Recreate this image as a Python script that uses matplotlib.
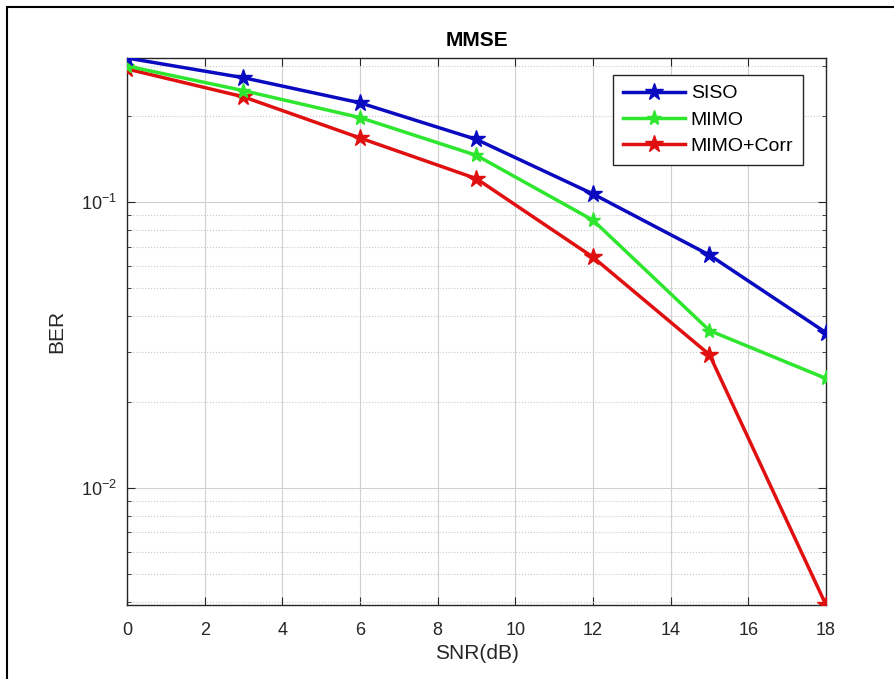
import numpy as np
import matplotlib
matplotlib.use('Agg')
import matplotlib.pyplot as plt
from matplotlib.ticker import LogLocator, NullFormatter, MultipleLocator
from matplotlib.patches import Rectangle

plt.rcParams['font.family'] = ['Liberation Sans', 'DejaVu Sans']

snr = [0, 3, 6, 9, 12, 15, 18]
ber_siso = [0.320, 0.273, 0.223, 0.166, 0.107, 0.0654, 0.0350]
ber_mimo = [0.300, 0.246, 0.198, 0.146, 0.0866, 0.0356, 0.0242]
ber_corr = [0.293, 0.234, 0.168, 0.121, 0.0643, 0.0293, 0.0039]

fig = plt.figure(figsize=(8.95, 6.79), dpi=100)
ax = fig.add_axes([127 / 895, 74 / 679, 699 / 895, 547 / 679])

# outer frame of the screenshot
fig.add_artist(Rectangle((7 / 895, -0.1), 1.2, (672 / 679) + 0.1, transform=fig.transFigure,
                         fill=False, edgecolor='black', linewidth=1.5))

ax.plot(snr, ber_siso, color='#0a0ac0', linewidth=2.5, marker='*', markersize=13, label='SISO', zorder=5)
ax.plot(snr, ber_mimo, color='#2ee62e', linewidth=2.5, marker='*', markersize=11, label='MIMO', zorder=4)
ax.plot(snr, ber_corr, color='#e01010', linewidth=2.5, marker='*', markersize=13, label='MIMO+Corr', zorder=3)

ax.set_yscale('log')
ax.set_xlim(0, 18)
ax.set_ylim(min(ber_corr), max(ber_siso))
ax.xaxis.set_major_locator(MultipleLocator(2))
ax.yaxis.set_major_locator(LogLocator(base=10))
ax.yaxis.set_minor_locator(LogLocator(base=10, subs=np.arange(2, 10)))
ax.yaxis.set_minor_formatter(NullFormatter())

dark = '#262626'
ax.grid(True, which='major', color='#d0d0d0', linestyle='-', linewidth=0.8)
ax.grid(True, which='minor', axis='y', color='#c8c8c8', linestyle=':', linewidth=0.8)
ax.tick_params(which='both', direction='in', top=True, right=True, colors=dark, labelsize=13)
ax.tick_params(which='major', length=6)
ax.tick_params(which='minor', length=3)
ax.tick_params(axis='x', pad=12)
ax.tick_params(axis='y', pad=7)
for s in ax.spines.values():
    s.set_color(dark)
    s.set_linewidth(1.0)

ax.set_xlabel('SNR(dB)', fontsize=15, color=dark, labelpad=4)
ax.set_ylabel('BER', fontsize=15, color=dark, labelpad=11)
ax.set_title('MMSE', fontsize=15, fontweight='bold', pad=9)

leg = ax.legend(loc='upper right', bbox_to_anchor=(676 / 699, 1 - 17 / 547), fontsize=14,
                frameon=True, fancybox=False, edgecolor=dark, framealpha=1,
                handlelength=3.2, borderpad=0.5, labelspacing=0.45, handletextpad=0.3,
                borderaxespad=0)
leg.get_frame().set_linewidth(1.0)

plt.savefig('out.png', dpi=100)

-.-.-

* Short exercise:
Return the material exactly as given, apart from the pictures.

* Exercise result:
Recreate this image as a Python script that uses matplotlib.
import numpy as np
import matplotlib
matplotlib.use('Agg')
import matplotlib.pyplot as plt
from matplotlib.ticker import LogLocator, NullFormatter, MultipleLocator
from matplotlib.patches import Rectangle

plt.rcParams['font.family'] = ['Liberation Sans', 'DejaVu Sans']

snr = [0, 3, 6, 9, 12, 15, 18]
ber_siso = [0.320, 0.273, 0.223, 0.166, 0.107, 0.0654, 0.0350]
ber_mimo = [0.300, 0.246, 0.198, 0.146, 0.0866, 0.0356, 0.0242]
ber_corr = [0.293, 0.234, 0.168, 0.121, 0.0643, 0.0293, 0.0039]

fig = plt.figure(figsize=(8.95, 6.79), dpi=100)
ax = fig.add_axes([127 / 895, 74 / 679, 699 / 895, 547 / 679])

# outer frame of the screenshot
fig.add_artist(Rectangle((7 / 895, -0.1), 1.2, (672 / 679) + 0.1, transform=fig.transFigure,
                         fill=False, edgecolor='black', linewidth=1.5))

ax.plot(snr, ber_siso, color='#0a0ac0', linewidth=2.5, marker='*', markersize=13, label='SISO', zorder=5)
ax.plot(snr, ber_mimo, color='#2ee62e', linewidth=2.5, marker='*', markersize=11, label='MIMO', zorder=4)
ax.plot(snr, ber_corr, color='#e01010', linewidth=2.5, marker='*', markersize=13, label='MIMO+Corr', zorder=3)

ax.set_yscale('log')
ax.set_xlim(0, 18)
ax.set_ylim(min(ber_corr), max(ber_siso))
ax.xaxis.set_major_locator(MultipleLocator(2))
ax.yaxis.set_major_locator(LogLocator(base=10))
ax.yaxis.set_minor_locator(LogLocator(base=10, subs=np.arange(2, 10)))
ax.yaxis.set_minor_formatter(NullFormatter())

dark = '#262626'
ax.grid(True, which='major', color='#d0d0d0', linestyle='-', linewidth=0.8)
ax.grid(True, which='minor', axis='y', color='#c8c8c8', linestyle=':', linewidth=0.8)
ax.tick_params(which='both', direction='in', top=True, right=True, colors=dark, labelsize=13)
ax.tick_params(which='major', length=6)
ax.tick_params(which='minor', length=3)
ax.tick_params(axis='x', pad=12)
ax.tick_params(axis='y', pad=7)
for s in ax.spines.values():
    s.set_color(dark)
    s.set_linewidth(1.0)

ax.set_xlabel('SNR(dB)', fontsize=15, color=dark, labelpad=4)
ax.set_ylabel('BER', fontsize=15, color=dark, labelpad=11)
ax.set_title('MMSE', fontsize=15, fontweight='bold', pad=9)

leg = ax.legend(loc='upper right', bbox_to_anchor=(676 / 699, 1 - 17 / 547), fontsize=14,
                frameon=True, fancybox=False, edgecolor=dark, framealpha=1,
                handlelength=3.2, borderpad=0.5, labelspacing=0.45, handletextpad=0.3,
                borderaxespad=0)
leg.get_frame().set_linewidth(1.0)

plt.savefig('out.png', dpi=100)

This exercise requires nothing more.